Hybrid AI Framework Improves Planning for Complex Visual Tasks

by Ruchika Saini, AI | Mar 17, 2026

MIT researchers combine vision-language models with classical planning to enable robots and autonomous systems to reason about long-term actions.

A new AI-driven system generates plans for long-term, complex tasks about twice as well as some existing methods. Researchers evaluated their system by seeing how well it could create plans to accomplish objectives in six 2D grid-worlds, like those shown here (source: courtesy of the researchers).

Researchers at MIT have developed a new artificial intelligence framework designed to improve planning for complex visual tasks such as robot navigation and coordinated assembly. The method integrates generative AI with classical planning tools, enabling machines to analyze an image of a scenario and generate a sequence of actions needed to reach a desired goal.

Planning tasks that involve visual information remain challenging for AI systems because they require understanding the environment, predicting outcomes, and organizing a series of steps that may extend far into the future. Existing approaches often rely either on machine-learning models that interpret images or on formal planning systems that compute optimal actions. Each approach has limitations when used alone. Vision-language models can interpret scenes but may struggle to produce reliable long-term plans, while classical planners require carefully structured inputs that are difficult to generate automatically.

The MIT team addressed this gap by creating a hybrid, two-stage process. First, a specialized vision-language model examines an image of a task environment and simulates possible actions needed to reach a goal. Next, another model translates those simulated actions into a structured programming language commonly used in automated planning systems. The resulting files can then be processed by a classical planning solver to generate a final sequence of actions.

Tests of the system demonstrated substantial improvements over existing techniques.
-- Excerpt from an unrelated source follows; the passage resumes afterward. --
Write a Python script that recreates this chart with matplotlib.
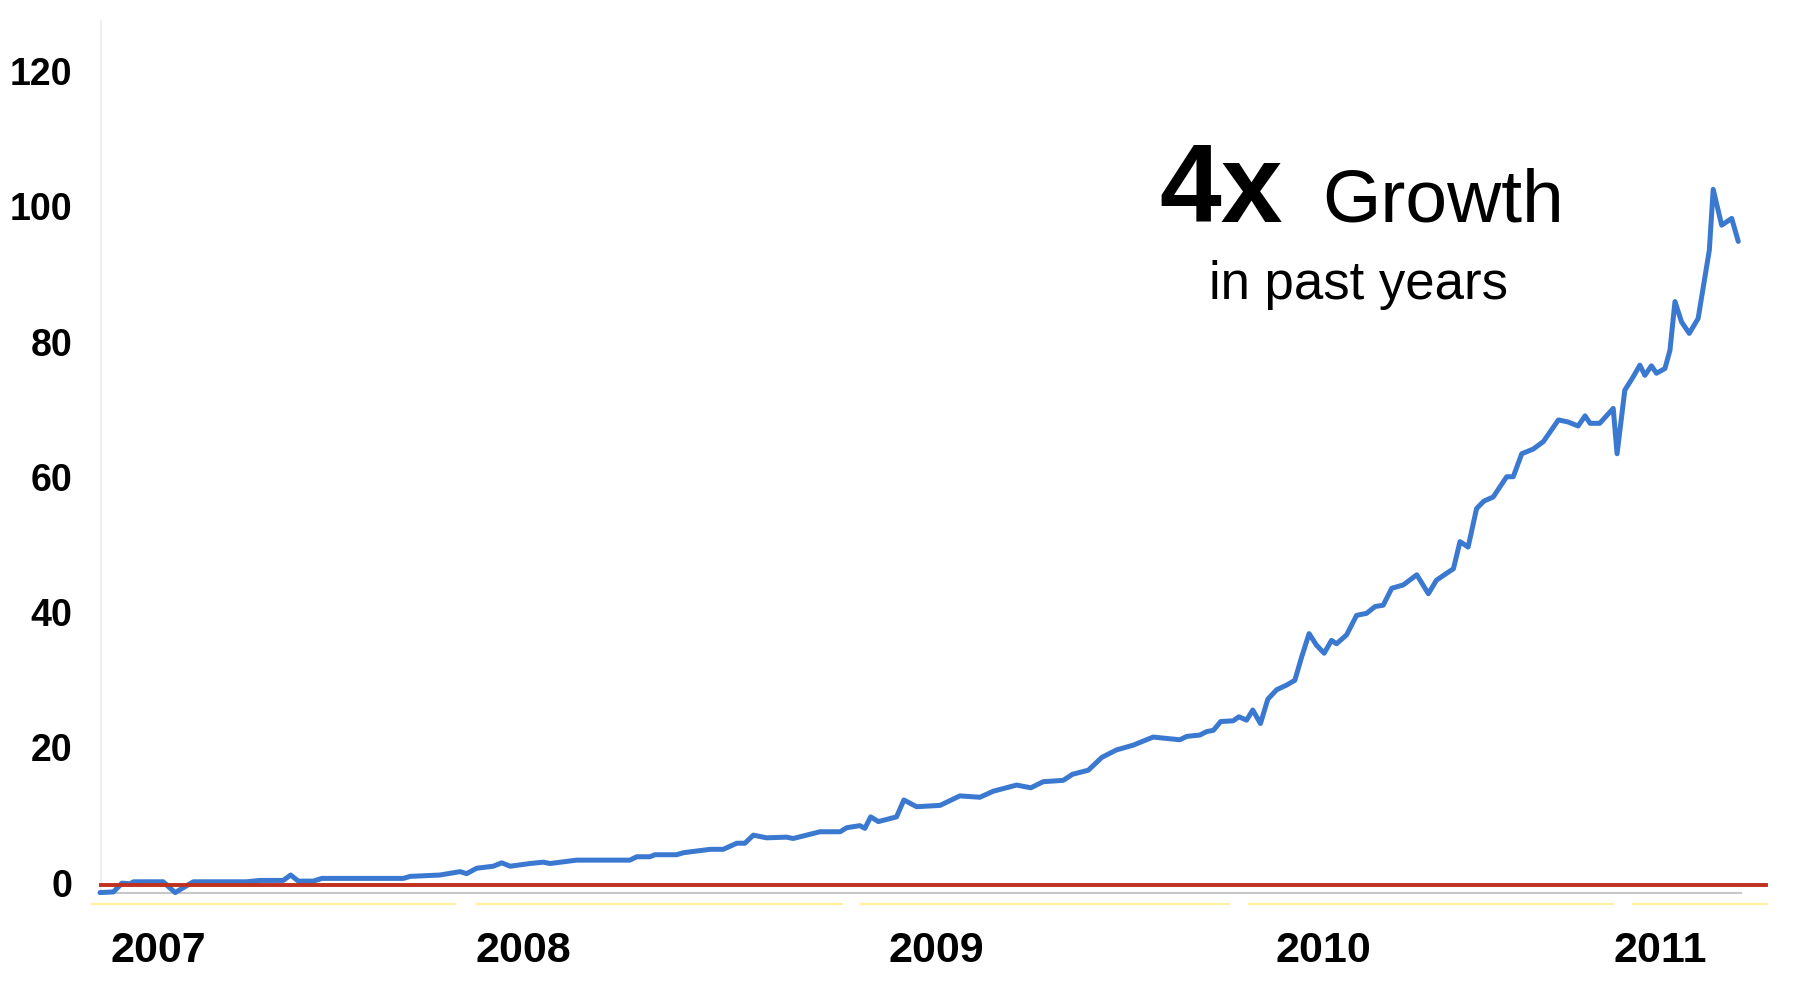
import matplotlib
matplotlib.use("Agg")
import matplotlib.pyplot as plt

plt.rcParams['font.family'] = ['Liberation Sans', 'DejaVu Sans']

# weekly search interest (decimal year, index)
years = [2007.054, 2007.089, 2007.111, 2007.132, 2007.141, 2007.218, 2007.231,
         2007.249, 2007.275, 2007.296, 2007.434, 2007.469, 2007.529, 2007.548,
         2007.568, 2007.607, 2007.629, 2007.840, 2007.858, 2007.935, 2007.987,
         2008.004, 2008.030, 2008.073, 2008.095, 2008.117, 2008.168, 2008.203,
         2008.220, 2008.289, 2008.350, 2008.427, 2008.445, 2008.479, 2008.492,
         2008.548, 2008.566, 2008.635, 2008.669, 2008.704, 2008.725, 2008.747,
         2008.781, 2008.833, 2008.850, 2008.885, 2008.920, 2008.972, 2008.989,
         2009.023, 2009.036, 2009.051, 2009.071, 2009.118, 2009.137, 2009.170,
         2009.231, 2009.282, 2009.334, 2009.369, 2009.429, 2009.466, 2009.498,
         2009.550, 2009.574, 2009.615, 2009.650, 2009.688, 2009.731, 2009.783,
         2009.818, 2009.852, 2009.870, 2009.904, 2009.921, 2009.939, 2009.958,
         2009.990, 2010.005, 2010.025, 2010.041, 2010.061, 2010.080, 2010.103,
         2010.129, 2010.150, 2010.168, 2010.187, 2010.206, 2010.226, 2010.245,
         2010.258, 2010.284, 2010.310, 2010.336, 2010.358, 2010.379, 2010.401,
         2010.431, 2010.466, 2010.496, 2010.517, 2010.561, 2010.578, 2010.599,
         2010.621, 2010.640, 2010.664, 2010.699, 2010.716, 2010.738, 2010.768,
         2010.794, 2010.833, 2010.858, 2010.884, 2010.902, 2010.915, 2010.940,
         2010.975, 2010.985, 2011.005, 2011.027, 2011.044, 2011.057, 2011.074,
         2011.087, 2011.109, 2011.122, 2011.135, 2011.152, 2011.172, 2011.195,
         2011.210, 2011.224, 2011.234, 2011.256, 2011.282, 2011.299]
interest = [-1.4, -1.3, 0.0, -0.1, 0.2, 0.2, -0.5,
            -1.4, -0.5, 0.2, 0.2, 0.4, 0.4, 1.2,
            0.3, 0.3, 0.7, 0.7, 1.0, 1.2, 1.7,
            1.4, 2.2, 2.5, 3.0, 2.5, 2.9, 3.1,
            2.9, 3.4, 3.4, 3.4, 3.9, 3.9, 4.2,
            4.2, 4.5, 5.0, 5.0, 5.9, 5.9, 7.1,
            6.7, 6.8, 6.6, 7.1, 7.6, 7.6, 8.2,
            8.5, 8.1, 9.8, 9.1, 9.8, 12.3, 11.3,
            11.5, 12.9, 12.7, 13.6, 14.5, 14.1, 15.0,
            15.2, 16.1, 16.7, 18.6, 19.7, 20.4, 21.6,
            21.4, 21.2, 21.7, 21.9, 22.4, 22.6, 23.9,
            24.0, 24.6, 24.1, 25.6, 23.6, 27.2, 28.6,
            29.3, 30.0, 33.5, 36.9, 35.2, 34.0, 35.9,
            35.4, 36.7, 39.6, 39.9, 40.9, 41.1, 43.6,
            44.1, 45.6, 42.8, 44.8, 46.5, 50.5, 49.7,
            55.4, 56.5, 57.1, 60.1, 60.1, 63.5, 64.2,
            65.3, 68.5, 68.2, 67.6, 69.1, 68.0, 68.0,
            70.2, 63.5, 72.9, 74.9, 76.6, 75.1, 76.5,
            75.4, 76.1, 78.8, 86.0, 83.0, 81.3, 83.5,
            88.7, 93.6, 102.6, 97.3, 98.3, 94.9]

ytick_vals = [0, 20, 40, 60, 80, 100, 120]
year_labels = ['2007', '2008', '2009', '2010', '2011']
year_label_pos = [2007.205, 2008.151, 2009.220, 2010.223, 2011.098]
# year bands shown as thin strips under the axis
band_start = [2007.033, 2008.030, 2009.027, 2010.030, 2011.027]
band_end = [2007.973, 2008.976, 2009.976, 2010.973, 2011.374]

fig = plt.figure(figsize=(17.95, 9.92), dpi=100)
ax = fig.add_axes([0, 0, 1, 1])
ax.set_xlim(2006.795, 2011.446)
ax.set_ylim(-16.1, 130.6)
ax.axis('off')

x0 = 2007.057
ax.plot([x0, x0], [-1.5, 127.5], color='#ececec', lw=1.2, zorder=1)
ax.plot([x0, 2011.306], [-1.45, -1.45], color='#c8c8c8', lw=1.5, zorder=1)
ax.plot([x0, 2011.370], [-0.35, -0.35], color='#c0301e', lw=2.8, zorder=3)
for s, e in zip(band_start, band_end):
    ax.plot([s, e], [-3.1, -3.1], color='#fff0a0', lw=1.6, zorder=1)

ax.plot(years, interest, color='#3b79d0', lw=3.6, solid_joinstyle='round',
        solid_capstyle='round', zorder=2)

for v in ytick_vals:
    ax.text(2006.982, v - 0.5, str(v), ha='right', va='center', fontsize=27,
            fontweight='bold')
for p, lab in zip(year_label_pos, year_labels):
    ax.text(p, -11.7, lab, ha='center', va='baseline', fontsize=31,
            fontweight='bold')

ax.text(2009.80, 97.8, '4x', ha='left', va='baseline', fontsize=80,
        fontweight='bold')
ax.text(2010.22, 97.8, 'Growth', ha='left', va='baseline', fontsize=54)
ax.text(2010.316, 86.4, 'in past years', ha='center', va='baseline',
        fontsize=38)

fig.savefig('out.png', dpi=100)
In experiments across multiple simulated environments, including grid-based tasks that resemble simple video games, the approach produced successful plans roughly 70% of the time. Comparable baseline methods achieved success rates closer to 30%.

A key advantage of the framework is its ability to generalize to new problems. Because the method combines visual interpretation with formal reasoning, it can generate plans for scenarios it has not previously encountered. This capability could prove valuable in dynamic real-world settings where robots must adapt to changing environments.

Researchers suggest the approach could improve applications ranging from autonomous robot navigation to multi-robot manufacturing systems. By linking modern generative AI with established planning algorithms, the system offers a promising path toward machines capable of understanding complex scenes and translating that understanding into reliable long-term strategies.